§ **Required work**: Retype each line exactly. Skip images.

═══ Source data

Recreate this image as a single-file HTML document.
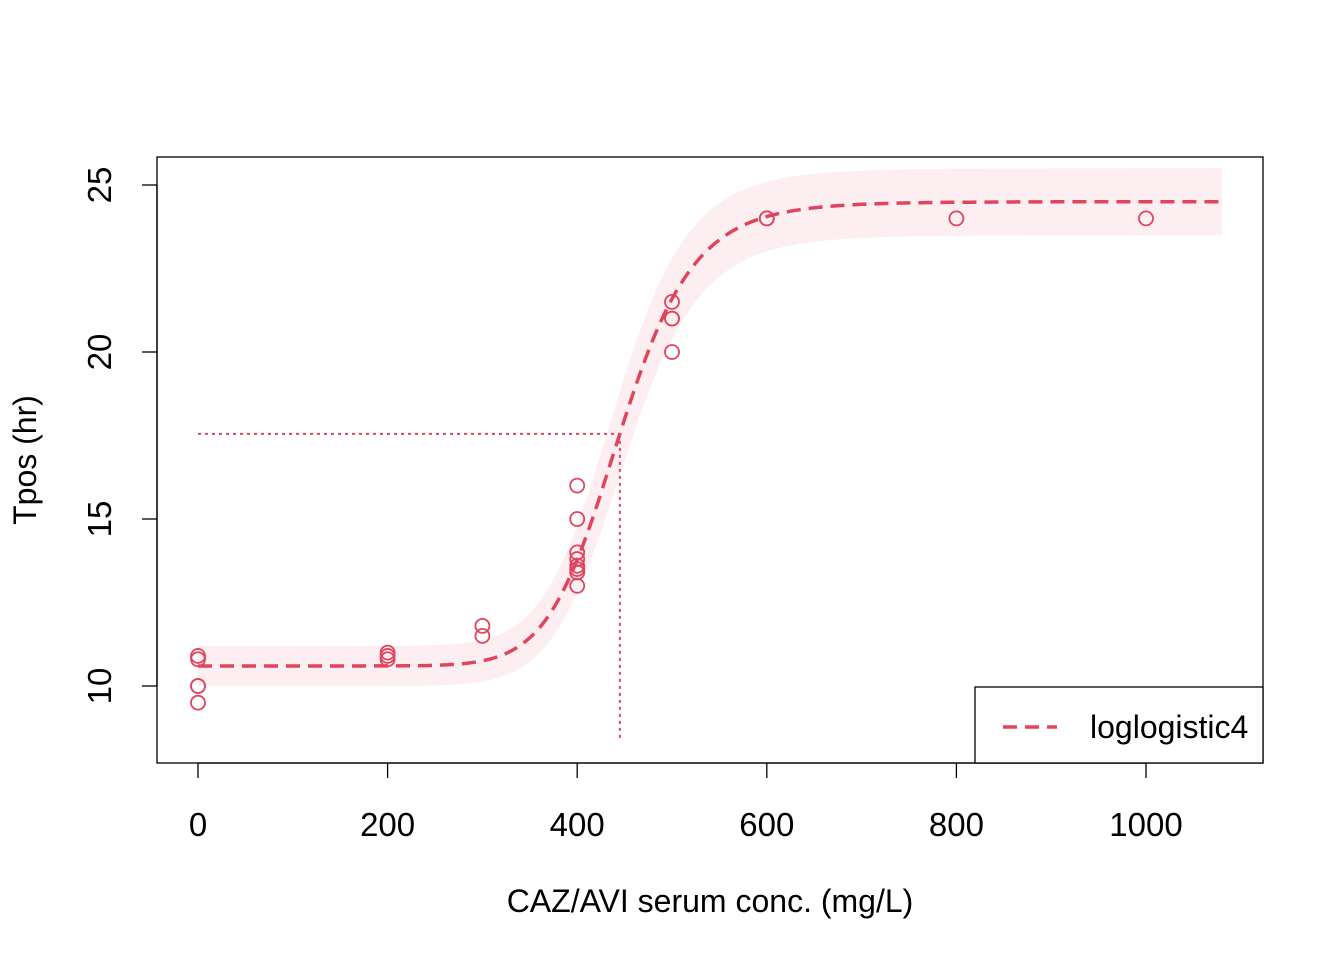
<!DOCTYPE html>
<html><head><meta charset="utf-8"><style>
body{margin:0;background:#fff}
svg{display:block;font-family:"Liberation Sans",Arial,sans-serif}
</style></head><body>
<svg id="chart" width="1344" height="960" viewBox="0 0 1344 960">
<rect x="0" y="0" width="1344" height="960" fill="#fff"/>
<g id="band"></g>
<g id="refs"></g>
<g id="curve"></g>
<g id="pts"></g>
<rect x="157" y="157" width="1106" height="606" fill="none" stroke="#000" stroke-width="1.3"/>
<g id="axes"></g>
<text x="710" y="912" font-size="32" text-anchor="middle">CAZ/AVI serum conc. (mg/L)</text>
<text transform="translate(36,460) rotate(-90)" font-size="32" text-anchor="middle">Tpos (hr)</text>
<g>
<rect x="975" y="687" width="288" height="76" fill="#fff" stroke="#000" stroke-width="1.3"/>
<line x1="1003" y1="727" x2="1057" y2="727" stroke="#E0455E" stroke-width="3.5" stroke-dasharray="14,8"/>
<text x="1090" y="738" font-size="32">loglogistic4</text>
</g>
</svg>
<script>
const xData=[0,0,0,0,0,200,200,200,300,300,400,400,400,400,400,400,400,400,500,500,500,500,600,600,800,1000];
const yData=[10.9,10.8,10,10,9.5,11,10.9,10.8,11.8,11.5,16,15,14,13.8,13.6,13.5,13.4,13,21.5,21,21,20,24,24,24,24];
const fitParams=[11.4,10.6,24.5,445]; // b, c, d, e
const xTicks=[0,200,400,600,800,1000];
const yTicks=[10,15,20,25];
const NS='http://www.w3.org/2000/svg';
const col='#E0455E';
function X(v){return 198+v*0.948;}
function Y(v){return 686-(v-10)*33.4;}
function f(x,b,c,d,e){if(x<=0)return c;return c+(d-c)/(1+Math.exp(-b*(Math.log(x)-Math.log(e))));}
function mk(t,a,p){const el=document.createElementNS(NS,t);for(const k in a)el.setAttribute(k,a[k]);document.getElementById(p).appendChild(el);return el;}
const [b,c,d,e]=fitParams;
let up=[],lo=[],mid=[];
for(let x=0;x<=1080;x+=4){
  up.push(X(x).toFixed(1)+','+Y(f(x,b,c+0.6,d+1,e-5)).toFixed(1));
  lo.push(X(x).toFixed(1)+','+Y(f(x,b,c-0.6,d-1,e+5)).toFixed(1));
  mid.push(X(x).toFixed(1)+','+Y(f(x,b,c,d,e)).toFixed(1));
}
let el=mk('polygon',{points:up.concat(lo.reverse()).join(' '),fill:'#FCEEF1'},'band');


const ey=(c+d)/2;
el=mk('line',{x1:X(0),y1:Y(ey),x2:X(e),y2:Y(ey),stroke:col,'stroke-width':2,'stroke-dasharray':'3,4'},'refs');


el=mk('line',{x1:X(e),y1:Y(ey),x2:X(e),y2:Y(8.4),stroke:col,'stroke-width':2,'stroke-dasharray':'3,4'},'refs');


el=mk('polyline',{points:mid.join(' '),fill:'none',stroke:col,'stroke-width':3.5,'stroke-dasharray':'14,8'},'curve');


for(let i=0;i<xData.length;i++){
  el=mk('circle',{cx:X(xData[i]),cy:Y(yData[i]),r:7,fill:'none',stroke:col,'stroke-width':1.8},'pts');
  
  
}
el=mk('line',{x1:X(xTicks[0]),y1:763,x2:X(xTicks[xTicks.length-1]),y2:763,stroke:'#000','stroke-width':1.3},'axes');


for(const t of xTicks){
  el=mk('line',{x1:X(t),y1:763,x2:X(t),y2:778,stroke:'#000','stroke-width':1.3},'axes');
  
  
  el=mk('text',{x:X(t),y:836,'font-size':33,'text-anchor':'middle'},'axes');
  el.textContent=t;
  
  
}
el=mk('line',{x1:157,y1:Y(yTicks[0]),x2:157,y2:Y(yTicks[yTicks.length-1]),stroke:'#000','stroke-width':1.3},'axes');


for(const t of yTicks){
  el=mk('line',{x1:142,y1:Y(t),x2:157,y2:Y(t),stroke:'#000','stroke-width':1.3},'axes');
  
  
  el=mk('text',{transform:'translate(111,'+Y(t)+') rotate(-90)','font-size':33,'text-anchor':'middle'},'axes');
  el.textContent=t;
  
  
}
</script>
</body></html>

══════

§ **Task result**:
Recreate this image as a single-file HTML document.
<!DOCTYPE html>
<html><head><meta charset="utf-8"><style>
body{margin:0;background:#fff}
svg{display:block;font-family:"Liberation Sans",Arial,sans-serif}
</style></head><body>
<svg id="chart" width="1344" height="960" viewBox="0 0 1344 960">
<rect x="0" y="0" width="1344" height="960" fill="#fff"/>
<g id="band"></g>
<g id="refs"></g>
<g id="curve"></g>
<g id="pts"></g>
<rect x="157" y="157" width="1106" height="606" fill="none" stroke="#000" stroke-width="1.3"/>
<g id="axes"></g>
<text x="710" y="912" font-size="32" text-anchor="middle">CAZ/AVI serum conc. (mg/L)</text>
<text transform="translate(36,460) rotate(-90)" font-size="32" text-anchor="middle">Tpos (hr)</text>
<g>
<rect x="975" y="687" width="288" height="76" fill="#fff" stroke="#000" stroke-width="1.3"/>
<line x1="1003" y1="727" x2="1057" y2="727" stroke="#E0455E" stroke-width="3.5" stroke-dasharray="14,8"/>
<text x="1090" y="738" font-size="32">loglogistic4</text>
</g>
</svg>
<script>
const xData=[0,0,0,0,0,200,200,200,300,300,400,400,400,400,400,400,400,400,500,500,500,500,600,600,800,1000];
const yData=[10.9,10.8,10,10,9.5,11,10.9,10.8,11.8,11.5,16,15,14,13.8,13.6,13.5,13.4,13,21.5,21,21,20,24,24,24,24];
const fitParams=[11.4,10.6,24.5,445]; // b, c, d, e
const xTicks=[0,200,400,600,800,1000];
const yTicks=[10,15,20,25];
const NS='http://www.w3.org/2000/svg';
const col='#E0455E';
function X(v){return 198+v*0.948;}
function Y(v){return 686-(v-10)*33.4;}
function f(x,b,c,d,e){if(x<=0)return c;return c+(d-c)/(1+Math.exp(-b*(Math.log(x)-Math.log(e))));}
function mk(t,a,p){const el=document.createElementNS(NS,t);for(const k in a)el.setAttribute(k,a[k]);document.getElementById(p).appendChild(el);return el;}
const [b,c,d,e]=fitParams;
let up=[],lo=[],mid=[];
for(let x=0;x<=1080;x+=4){
  up.push(X(x).toFixed(1)+','+Y(f(x,b,c+0.6,d+1,e-5)).toFixed(1));
  lo.push(X(x).toFixed(1)+','+Y(f(x,b,c-0.6,d-1,e+5)).toFixed(1));
  mid.push(X(x).toFixed(1)+','+Y(f(x,b,c,d,e)).toFixed(1));
}
let el=mk('polygon',{points:up.concat(lo.reverse()).join(' '),fill:'#FCEEF1'},'band');


const ey=(c+d)/2;
el=mk('line',{x1:X(0),y1:Y(ey),x2:X(e),y2:Y(ey),stroke:col,'stroke-width':2,'stroke-dasharray':'3,4'},'refs');


el=mk('line',{x1:X(e),y1:Y(ey),x2:X(e),y2:Y(8.4),stroke:col,'stroke-width':2,'stroke-dasharray':'3,4'},'refs');


el=mk('polyline',{points:mid.join(' '),fill:'none',stroke:col,'stroke-width':3.5,'stroke-dasharray':'14,8'},'curve');


for(let i=0;i<xData.length;i++){
  el=mk('circle',{cx:X(xData[i]),cy:Y(yData[i]),r:7,fill:'none',stroke:col,'stroke-width':1.8},'pts');
  
  
}
el=mk('line',{x1:X(xTicks[0]),y1:763,x2:X(xTicks[xTicks.length-1]),y2:763,stroke:'#000','stroke-width':1.3},'axes');


for(const t of xTicks){
  el=mk('line',{x1:X(t),y1:763,x2:X(t),y2:778,stroke:'#000','stroke-width':1.3},'axes');
  
  
  el=mk('text',{x:X(t),y:836,'font-size':33,'text-anchor':'middle'},'axes');
  el.textContent=t;
  
  
}
el=mk('line',{x1:157,y1:Y(yTicks[0]),x2:157,y2:Y(yTicks[yTicks.length-1]),stroke:'#000','stroke-width':1.3},'axes');


for(const t of yTicks){
  el=mk('line',{x1:142,y1:Y(t),x2:157,y2:Y(t),stroke:'#000','stroke-width':1.3},'axes');
  
  
  el=mk('text',{transform:'translate(111,'+Y(t)+') rotate(-90)','font-size':33,'text-anchor':'middle'},'axes');
  el.textContent=t;
  
  
}
</script>
</body></html>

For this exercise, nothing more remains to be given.